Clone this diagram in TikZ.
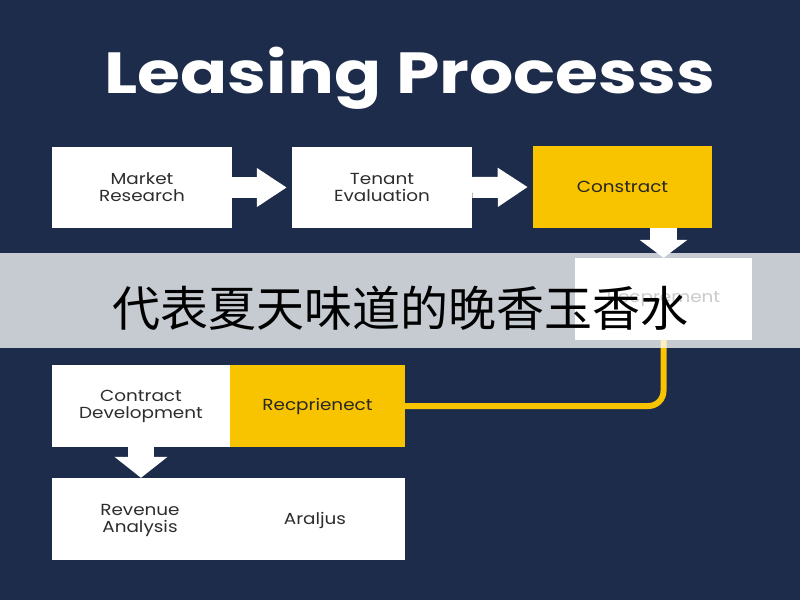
\documentclass[tikz,border=0pt]{standalone}
\usepackage{fontspec}
\setmainfont{Poppins}
\newfontfamily\boxfont[FakeStretch=1.15]{Poppins}
\newfontfamily\titlefont[FakeStretch=1.2]{Poppins}
\newfontfamily\cjk{Noto Sans CJK SC}
\usetikzlibrary{arrows.meta}

\definecolor{navy}{RGB}{28,44,74}
\definecolor{gold}{RGB}{248,196,0}
\definecolor{ink}{RGB}{45,45,45}

\tikzset{
  stepbox/.style={fill=white,text=ink,minimum width=180pt,minimum height=81pt,
    align=center,inner sep=0pt,font=\boxfont\fontsize{16}{17}\selectfont},
  goldbox/.style={stepbox,fill=gold,text=black!85},
  rightarrow/.style={white,line width=21pt,shorten >=5pt,
    -{Triangle[length=30pt,width=37pt]}},
  downarrow/.style={white,line width=26pt,
    -{Triangle[length=21pt,width=52pt]}},
  goldline/.style={gold,line width=6pt,rounded corners=15pt}
}

\begin{document}
\begin{tikzpicture}[x=1pt,y=-1pt]
  \useasboundingbox (0,0) rectangle (800,600);
  \fill[navy] (0,0) rectangle (800,600);
  \node[anchor=base,text=white,font=\titlefont\fontsize{58}{60}\selectfont\bfseries] (title) at (410,93) {Leasing Processs};
  % top row
  \node[stepbox] (mr) at (142,187.5) {Market\\Research};
  \node[stepbox] (te) at (382,187.5) {Tenant\\Evaluation};
  \node[goldbox,minimum width=179pt,minimum height=82pt] (ct) at (622.5,187) {Constract};
  \node[stepbox,minimum width=177pt,minimum height=82pt,text=ink] (ag) at (663.5,299) {Recprement};
  \draw[rightarrow] (mr.east) -- (te.west);
  \draw[rightarrow] (te.east) -- (ct.west);
  \draw[downarrow,line width=27pt,-{Triangle[length=18pt,width=47pt]}] (ct.south -| ag.north) -- (ag.north);
  % bottom rows
  \node[stepbox,minimum width=178pt,minimum height=82pt] (cd) at (141,406) {Contract\\Development};
  \node[goldbox,minimum width=175pt,minimum height=82pt] (rp) at (317.5,406) {Recprienect};
  \node[stepbox,minimum width=353pt,minimum height=82pt] (ra) at (228.5,519) {};
  \node[align=center,text=ink,font=\boxfont\fontsize{16}{17}\selectfont] (rv) at (140,520) {Revenue\\Analysis};
  \node[text=ink,font=\boxfont\fontsize{16}{17}\selectfont] (an) at (315,520) {Araljus};
  \draw[goldline] (ag.south) |- (rp.east);
  \draw[downarrow] (cd.south) -- (cd.south |- ra.north);
  % banner
  \fill[white,opacity=0.75] (0,253) rectangle (800,348);
  \node[inner sep=0pt,font=\cjk\fontsize{48}{50}\selectfont] (zh) at (400,308) {代表夏天味道的晚香玉香水};
\end{tikzpicture}
\end{document}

(WHAT NEEDS TO BE DONE)
Repeat the data in full and exactly. Omit pictures.

(WRITTEN SOLUTION)
Clone this diagram in TikZ.
\documentclass[tikz,border=0pt]{standalone}
\usepackage{fontspec}
\setmainfont{Poppins}
\newfontfamily\boxfont[FakeStretch=1.15]{Poppins}
\newfontfamily\titlefont[FakeStretch=1.2]{Poppins}
\newfontfamily\cjk{Noto Sans CJK SC}
\usetikzlibrary{arrows.meta}

\definecolor{navy}{RGB}{28,44,74}
\definecolor{gold}{RGB}{248,196,0}
\definecolor{ink}{RGB}{45,45,45}

\tikzset{
  stepbox/.style={fill=white,text=ink,minimum width=180pt,minimum height=81pt,
    align=center,inner sep=0pt,font=\boxfont\fontsize{16}{17}\selectfont},
  goldbox/.style={stepbox,fill=gold,text=black!85},
  rightarrow/.style={white,line width=21pt,shorten >=5pt,
    -{Triangle[length=30pt,width=37pt]}},
  downarrow/.style={white,line width=26pt,
    -{Triangle[length=21pt,width=52pt]}},
  goldline/.style={gold,line width=6pt,rounded corners=15pt}
}

\begin{document}
\begin{tikzpicture}[x=1pt,y=-1pt]
  \useasboundingbox (0,0) rectangle (800,600);
  \fill[navy] (0,0) rectangle (800,600);
  \node[anchor=base,text=white,font=\titlefont\fontsize{58}{60}\selectfont\bfseries] (title) at (410,93) {Leasing Processs};
  % top row
  \node[stepbox] (mr) at (142,187.5) {Market\\Research};
  \node[stepbox] (te) at (382,187.5) {Tenant\\Evaluation};
  \node[goldbox,minimum width=179pt,minimum height=82pt] (ct) at (622.5,187) {Constract};
  \node[stepbox,minimum width=177pt,minimum height=82pt,text=ink] (ag) at (663.5,299) {Recprement};
  \draw[rightarrow] (mr.east) -- (te.west);
  \draw[rightarrow] (te.east) -- (ct.west);
  \draw[downarrow,line width=27pt,-{Triangle[length=18pt,width=47pt]}] (ct.south -| ag.north) -- (ag.north);
  % bottom rows
  \node[stepbox,minimum width=178pt,minimum height=82pt] (cd) at (141,406) {Contract\\Development};
  \node[goldbox,minimum width=175pt,minimum height=82pt] (rp) at (317.5,406) {Recprienect};
  \node[stepbox,minimum width=353pt,minimum height=82pt] (ra) at (228.5,519) {};
  \node[align=center,text=ink,font=\boxfont\fontsize{16}{17}\selectfont] (rv) at (140,520) {Revenue\\Analysis};
  \node[text=ink,font=\boxfont\fontsize{16}{17}\selectfont] (an) at (315,520) {Araljus};
  \draw[goldline] (ag.south) |- (rp.east);
  \draw[downarrow] (cd.south) -- (cd.south |- ra.north);
  % banner
  \fill[white,opacity=0.75] (0,253) rectangle (800,348);
  \node[inner sep=0pt,font=\cjk\fontsize{48}{50}\selectfont] (zh) at (400,308) {代表夏天味道的晚香玉香水};
\end{tikzpicture}
\end{document}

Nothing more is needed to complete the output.